Although a Parseghian-like turn-round now is impossible – where are John Huarte and Jack Snow when you need them? – Notre Dame still could get the six wins necessary to become bowl-eligible. Of course, to the university’s credit, it may decline to go to a bowl on the very reasonable grounds that 6-6 is mediocre and Notre Dame does not believe in rewarding mediocrity.

To salvage his first season, Kelly needs a win over BC. That could get the Irish on a bit of a roll, at least enough of one to beat Pitt and Western Michigan back-to-back at home. That would put the record at 4-3 heading into a road game against Navy.

The Midshipmen are no soft touches, but let’s assume the Irish beat them to move their record to 5-3. Then they return home for what should be a victory over Tulsa. (I have no idea what Tulsa is doing on the ND schedule, so don’t ask.) So that would give the Irish six wins and guarantee a non-losing season.

At this point I see no way they’re going to beat Utah at home, so that would drop the record to 6-4. The last two games should result in a victory over Army and a loss on the road to Southern Cal for a final 7-5 record.

That would be respectable for a first-year coach and it would merit the Irish accepting a bowl invitation.
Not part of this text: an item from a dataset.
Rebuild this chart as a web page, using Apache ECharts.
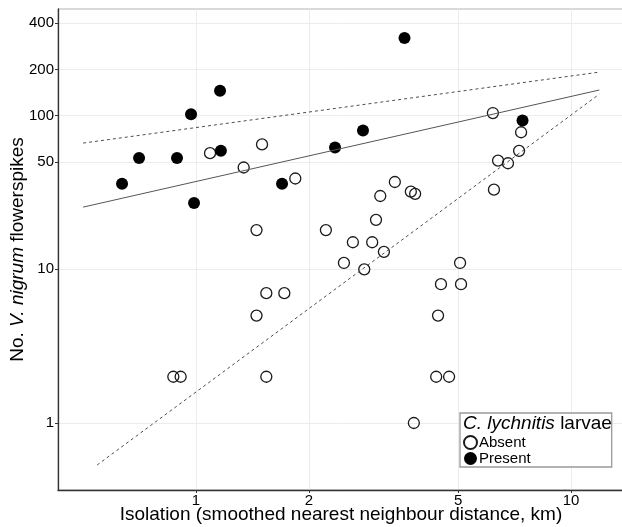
<!DOCTYPE html>
<html>
<head>
<meta charset="utf-8">
<script src="https://cdn.jsdelivr.net/npm/echarts@6.0.0/dist/echarts.min.js"></script>
<style>
html, body { margin: 0; padding: 0; background: #fff; }
#chart { width: 622px; height: 527px; }
</style>
</head>
<body>
<div id="chart"></div>
<script>
// isolation (km) and number of flowerspikes
var absentX = [1.09, 1.50, 1.34, 1.84, 1.45, 2.22, 2.48, 1.54, 1.72, 1.45, 0.87, 0.91, 1.54,
  3.39, 3.74, 3.84, 3.10, 3.02, 2.62, 2.95, 3.17, 2.81, 5.06, 4.50, 5.09, 4.42, 4.37, 4.73,
  3.81, 6.19, 7.36, 7.27, 6.39, 6.79, 6.23];
var absentY = [57, 65, 46, 39, 18, 18, 11, 7, 7, 5, 2, 2, 2,
  37, 32, 31, 30, 21, 15, 15, 13, 10, 11, 8, 8, 5, 2, 2,
  1, 104, 78, 59, 51, 49, 33];

var presentX = [0.635, 0.705, 0.89, 0.97, 0.988, 1.159, 1.165, 1.696, 2.348, 2.788, 3.597, 7.425];
var presentY = [36, 53, 53, 102, 27, 145, 59, 36, 62, 80, 320, 93];

// fitted line and bounds (end points)
var fitX = [0.5, 11.9];
var fitY = [25.4, 146.8];
var upperX = [0.5, 11.9];
var upperY = [66.3, 192];
var lowerX = [0.545, 11.9];
var lowerY = [0.533, 138];

var xTicks = [1, 2, 5, 10];
var yTicks = [1, 10, 50, 100, 200, 400];

var FONT = "'Liberation Sans', Arial, sans-serif";

function toLog(xs, ys) {
  return xs.map(function (x, i) { return [Math.log10(x), Math.log10(ys[i])]; });
}
function tickLabel(ticks) {
  return function (v) {
    for (var i = 0; i < ticks.length; i++) {
      if (Math.abs(Math.log10(ticks[i]) - v) < 1e-6) return String(ticks[i]);
    }
    return '';
  };
}

var myChart = echarts.init(document.getElementById('chart'));

var dashLine = { color: '#4d4d4d', width: 1, type: [3, 3] };

var option = {
  animation: false,
  grid: {
    left: 58, right: -2, top: 9, bottom: 37,
    outerBoundsMode: 'none',
    containLabel: false,
    show: true, borderColor: '#b3b3b3', borderWidth: 1
  },
  xAxis: {
    type: 'value',
    min: -0.368,
    max: 1.1413,
    name: 'Isolation (smoothed nearest neighbour distance, km)',
    nameLocation: 'middle',
    nameGap: 15,
    nameMoveOverlap: false,
    nameTextStyle: { fontSize: 19, fontFamily: FONT, color: '#000' },
    axisLine: { onZero: false, lineStyle: { color: '#333', width: 1.3 } },
    axisTick: { show: true, length: 3, lineStyle: { color: '#333' }, customValues: xTicks.map(Math.log10) },
    axisLabel: {
      customValues: xTicks.map(Math.log10),
      formatter: tickLabel(xTicks),
      fontSize: 15, fontFamily: FONT, color: '#000', margin: 3
    },
    splitLine: { show: true, lineStyle: { color: '#ececec', width: 1 } }
  },
  yAxis: {
    type: 'value',
    min: -0.436,
    max: 2.694,
    name: '{n|No. }{i|V. nigrum}{n| flowerspikes}',
    nameLocation: 'middle',
    nameGap: 31,
    nameMoveOverlap: false,
    nameTextStyle: {
      fontSize: 19, fontFamily: FONT, color: '#000',
      rich: {
        n: { fontSize: 19, fontFamily: FONT, color: '#000' },
        i: { fontSize: 19, fontFamily: FONT, color: '#000', fontStyle: 'italic' }
      }
    },
    axisLine: { onZero: false, lineStyle: { color: '#333', width: 1.3 } },
    axisTick: { show: true, length: 3, lineStyle: { color: '#333' }, customValues: yTicks.map(Math.log10) },
    axisLabel: {
      customValues: yTicks.map(Math.log10),
      formatter: tickLabel(yTicks),
      fontSize: 15, fontFamily: FONT, color: '#000', margin: 4
    },
    splitLine: { show: true, lineStyle: { color: '#ececec', width: 1 } }
  },
  legend: {
    data: ['Absent', 'Present'],
    orient: 'vertical',
    left: 460,
    top: 413,
    padding: [22, 81, 1, 3],
    itemGap: 1,
    itemWidth: 13,
    itemHeight: 13,
    backgroundColor: '#fff',
    borderColor: '#999',
    borderWidth: 1.3,
    textStyle: { fontSize: 15, fontFamily: FONT, color: '#000', padding: [0, 0, 0, -3] }
  },
  graphic: [{
    type: 'text',
    left: 463,
    top: 414,
    z: 100,
    style: {
      text: '{i|C. lychnitis}{n| larvae}',
      rich: {
        i: { fontSize: 19, fontFamily: FONT, fill: '#000', fontStyle: 'italic' },
        n: { fontSize: 19, fontFamily: FONT, fill: '#000' }
      }
    }
  }],
  series: [
    {
      name: 'fit', type: 'line', data: toLog(fitX, fitY), showSymbol: false, silent: true,
      lineStyle: { color: '#555', width: 1 }
    },
    {
      name: 'upper', type: 'line', data: toLog(upperX, upperY), showSymbol: false, silent: true,
      lineStyle: dashLine
    },
    {
      name: 'lower', type: 'line', data: toLog(lowerX, lowerY), showSymbol: false, silent: true,
      lineStyle: dashLine
    },
    {
      name: 'Absent', type: 'scatter', data: toLog(absentX, absentY), symbolSize: 11,
      itemStyle: { color: 'rgba(0,0,0,0)', borderColor: '#1a1a1a', borderWidth: 1.3, opacity: 1 }
    },
    {
      name: 'Present', type: 'scatter', data: toLog(presentX, presentY), symbolSize: 12,
      itemStyle: { color: '#000', opacity: 1 }
    }
  ]
};

myChart.setOption(option);
</script>
</body>
</html>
It also will be the only honeymoon Kelly will get. Starting next season, anything fewer than nine wins will not be acceptable at Notre Dame, even considering the fact that the Irish are “handicapped” by high academic standards upon which the administration refuses to budge.
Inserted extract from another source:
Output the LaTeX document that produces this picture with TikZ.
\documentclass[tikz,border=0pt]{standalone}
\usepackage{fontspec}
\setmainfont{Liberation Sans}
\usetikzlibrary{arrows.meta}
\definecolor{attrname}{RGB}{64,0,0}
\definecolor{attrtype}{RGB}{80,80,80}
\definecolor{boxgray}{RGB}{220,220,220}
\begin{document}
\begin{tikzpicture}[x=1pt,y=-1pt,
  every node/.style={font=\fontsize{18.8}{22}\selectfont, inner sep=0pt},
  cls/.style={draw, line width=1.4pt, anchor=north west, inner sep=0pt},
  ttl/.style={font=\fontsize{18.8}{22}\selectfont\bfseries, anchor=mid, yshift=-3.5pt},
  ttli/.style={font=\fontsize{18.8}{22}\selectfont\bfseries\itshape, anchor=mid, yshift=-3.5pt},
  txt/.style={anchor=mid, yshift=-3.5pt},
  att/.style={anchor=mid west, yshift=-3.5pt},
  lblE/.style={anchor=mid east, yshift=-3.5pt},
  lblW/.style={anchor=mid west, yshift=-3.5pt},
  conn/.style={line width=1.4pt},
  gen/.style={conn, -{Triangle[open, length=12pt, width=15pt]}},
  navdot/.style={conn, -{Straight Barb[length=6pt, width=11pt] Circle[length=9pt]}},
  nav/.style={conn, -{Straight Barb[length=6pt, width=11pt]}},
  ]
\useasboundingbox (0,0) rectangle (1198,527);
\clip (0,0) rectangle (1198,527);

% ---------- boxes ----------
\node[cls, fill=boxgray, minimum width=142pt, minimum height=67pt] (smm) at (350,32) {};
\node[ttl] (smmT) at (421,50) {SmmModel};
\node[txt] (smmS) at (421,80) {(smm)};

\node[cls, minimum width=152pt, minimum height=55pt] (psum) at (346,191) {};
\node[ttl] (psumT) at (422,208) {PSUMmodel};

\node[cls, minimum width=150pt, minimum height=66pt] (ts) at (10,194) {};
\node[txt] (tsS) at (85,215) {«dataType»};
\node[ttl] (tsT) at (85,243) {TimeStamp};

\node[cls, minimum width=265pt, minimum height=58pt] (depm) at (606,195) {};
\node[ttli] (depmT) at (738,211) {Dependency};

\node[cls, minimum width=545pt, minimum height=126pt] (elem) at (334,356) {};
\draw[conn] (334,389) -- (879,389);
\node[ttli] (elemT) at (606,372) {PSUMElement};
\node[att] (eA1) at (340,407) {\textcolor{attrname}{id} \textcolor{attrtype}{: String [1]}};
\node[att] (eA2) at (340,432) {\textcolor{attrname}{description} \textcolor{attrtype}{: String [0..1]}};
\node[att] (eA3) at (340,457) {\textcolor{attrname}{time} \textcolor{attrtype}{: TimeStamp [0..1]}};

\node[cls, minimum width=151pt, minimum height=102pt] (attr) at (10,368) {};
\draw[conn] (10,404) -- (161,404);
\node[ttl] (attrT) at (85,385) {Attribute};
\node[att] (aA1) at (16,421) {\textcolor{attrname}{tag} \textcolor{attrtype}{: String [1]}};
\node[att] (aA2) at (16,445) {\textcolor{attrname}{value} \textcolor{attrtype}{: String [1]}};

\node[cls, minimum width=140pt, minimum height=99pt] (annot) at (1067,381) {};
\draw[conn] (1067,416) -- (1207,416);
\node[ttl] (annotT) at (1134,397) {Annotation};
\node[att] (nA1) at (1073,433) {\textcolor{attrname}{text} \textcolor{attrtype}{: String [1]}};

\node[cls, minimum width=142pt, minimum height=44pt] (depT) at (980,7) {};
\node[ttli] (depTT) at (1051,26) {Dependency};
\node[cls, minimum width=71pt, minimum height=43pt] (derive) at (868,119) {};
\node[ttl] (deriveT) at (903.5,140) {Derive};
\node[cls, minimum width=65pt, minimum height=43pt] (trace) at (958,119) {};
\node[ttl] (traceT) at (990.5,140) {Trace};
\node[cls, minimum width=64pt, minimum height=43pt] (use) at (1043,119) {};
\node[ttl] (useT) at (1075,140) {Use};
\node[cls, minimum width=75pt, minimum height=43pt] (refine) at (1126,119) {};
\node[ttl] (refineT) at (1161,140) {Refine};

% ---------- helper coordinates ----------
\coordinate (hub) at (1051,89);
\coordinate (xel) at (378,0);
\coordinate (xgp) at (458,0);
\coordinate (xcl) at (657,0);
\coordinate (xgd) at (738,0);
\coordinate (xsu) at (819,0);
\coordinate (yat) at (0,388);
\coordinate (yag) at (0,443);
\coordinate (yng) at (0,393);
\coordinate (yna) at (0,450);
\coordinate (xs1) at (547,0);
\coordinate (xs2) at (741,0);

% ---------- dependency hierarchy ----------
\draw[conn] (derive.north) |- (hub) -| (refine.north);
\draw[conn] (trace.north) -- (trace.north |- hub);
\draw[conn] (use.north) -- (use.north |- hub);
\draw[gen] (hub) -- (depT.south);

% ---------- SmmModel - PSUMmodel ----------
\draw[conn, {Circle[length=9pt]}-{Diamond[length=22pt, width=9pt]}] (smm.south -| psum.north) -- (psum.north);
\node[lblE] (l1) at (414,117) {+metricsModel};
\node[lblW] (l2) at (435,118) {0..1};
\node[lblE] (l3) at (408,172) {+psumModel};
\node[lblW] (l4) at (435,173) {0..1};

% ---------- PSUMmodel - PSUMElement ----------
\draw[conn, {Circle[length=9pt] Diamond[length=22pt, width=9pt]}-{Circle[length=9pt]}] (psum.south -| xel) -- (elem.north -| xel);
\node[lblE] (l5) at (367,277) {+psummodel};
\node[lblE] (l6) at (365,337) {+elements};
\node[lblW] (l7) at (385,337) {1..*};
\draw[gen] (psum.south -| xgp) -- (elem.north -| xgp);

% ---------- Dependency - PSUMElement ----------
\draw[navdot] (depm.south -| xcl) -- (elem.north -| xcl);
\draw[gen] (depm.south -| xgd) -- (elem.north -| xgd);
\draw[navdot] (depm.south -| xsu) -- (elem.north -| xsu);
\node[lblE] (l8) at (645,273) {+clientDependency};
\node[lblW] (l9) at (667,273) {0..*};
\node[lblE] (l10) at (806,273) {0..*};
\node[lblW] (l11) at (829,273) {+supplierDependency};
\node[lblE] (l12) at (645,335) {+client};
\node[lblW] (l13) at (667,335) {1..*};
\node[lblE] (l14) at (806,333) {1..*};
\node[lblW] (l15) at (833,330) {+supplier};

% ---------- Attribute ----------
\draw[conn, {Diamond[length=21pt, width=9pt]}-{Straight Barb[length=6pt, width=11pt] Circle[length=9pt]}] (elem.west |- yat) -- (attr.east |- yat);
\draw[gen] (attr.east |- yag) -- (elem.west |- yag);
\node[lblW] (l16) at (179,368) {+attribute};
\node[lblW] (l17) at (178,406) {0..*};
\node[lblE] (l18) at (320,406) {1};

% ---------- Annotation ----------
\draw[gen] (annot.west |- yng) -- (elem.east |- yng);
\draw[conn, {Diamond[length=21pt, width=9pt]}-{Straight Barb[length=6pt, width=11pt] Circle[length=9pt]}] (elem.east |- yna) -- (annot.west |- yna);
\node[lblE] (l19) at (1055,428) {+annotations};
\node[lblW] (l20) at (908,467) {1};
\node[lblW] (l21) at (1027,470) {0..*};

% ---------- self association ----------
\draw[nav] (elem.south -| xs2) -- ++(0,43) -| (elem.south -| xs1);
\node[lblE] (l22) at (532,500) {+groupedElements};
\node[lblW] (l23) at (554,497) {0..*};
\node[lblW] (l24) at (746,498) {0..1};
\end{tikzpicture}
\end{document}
I say good for the administration.

I’d rather see Notre Dame go 7-5 with legitimate students than 11-1 with renegades. I really many Irish diehards won’t agree with me. They’ll argue that Notre Dame must compromise its academic standards or forget about competing for national championships.

They may be right, but I don’t think so. I think the nation’s high schools produce enough players who can do the work at Notre Dame both on and off the field. But Kelly’s job will be restoring the Notre Dame mystique, finding a way to wake up the echoes and shake down the thunder, the way Parseghian did in 1964.

At the beginning of the season, Huarte and Snow were unknowns. At the end, Huarte was the Heisman Trophy winner and Snow his favorite target. It was the stuff of storybooks and legends, and it happens so rarely that nobody realistically had the right to expect the same from Kelly.

Still, the Irish need to do something dramatic to prove that Kelly was the right choice and that the program is heading in the right direction. The first step for Kelly’s program will be reasserting its dominance over the Boston Colleges and Navys of the football world. The second will be knocking off a ranked team like Utah or Southern Cal.

The thinking here is that Stanford may be the best team on the Notre Dame schedule. If so, last week’s loss may not be as bad as it seemed in the game’s immediate aftermath. Much still can be achieved in Brian Kelly’s first season.

But the Irish faithful are tired of living on hope. They want results, the sooner the better.

Tags: Football · Sports

1 response so far ↓

  • 1 bill // Oct 1, 2010 at 1:41 pm

    Billy,

    Didn’t Kelly leave the University of Cincinnati before coaching in its bowl game last year? This seems unethical for him to do and for Notre Dame to accept, unless I am missing some extenuating reason. Especially a religious-based school like Notre Dame should have some standards for a coach’s conduct.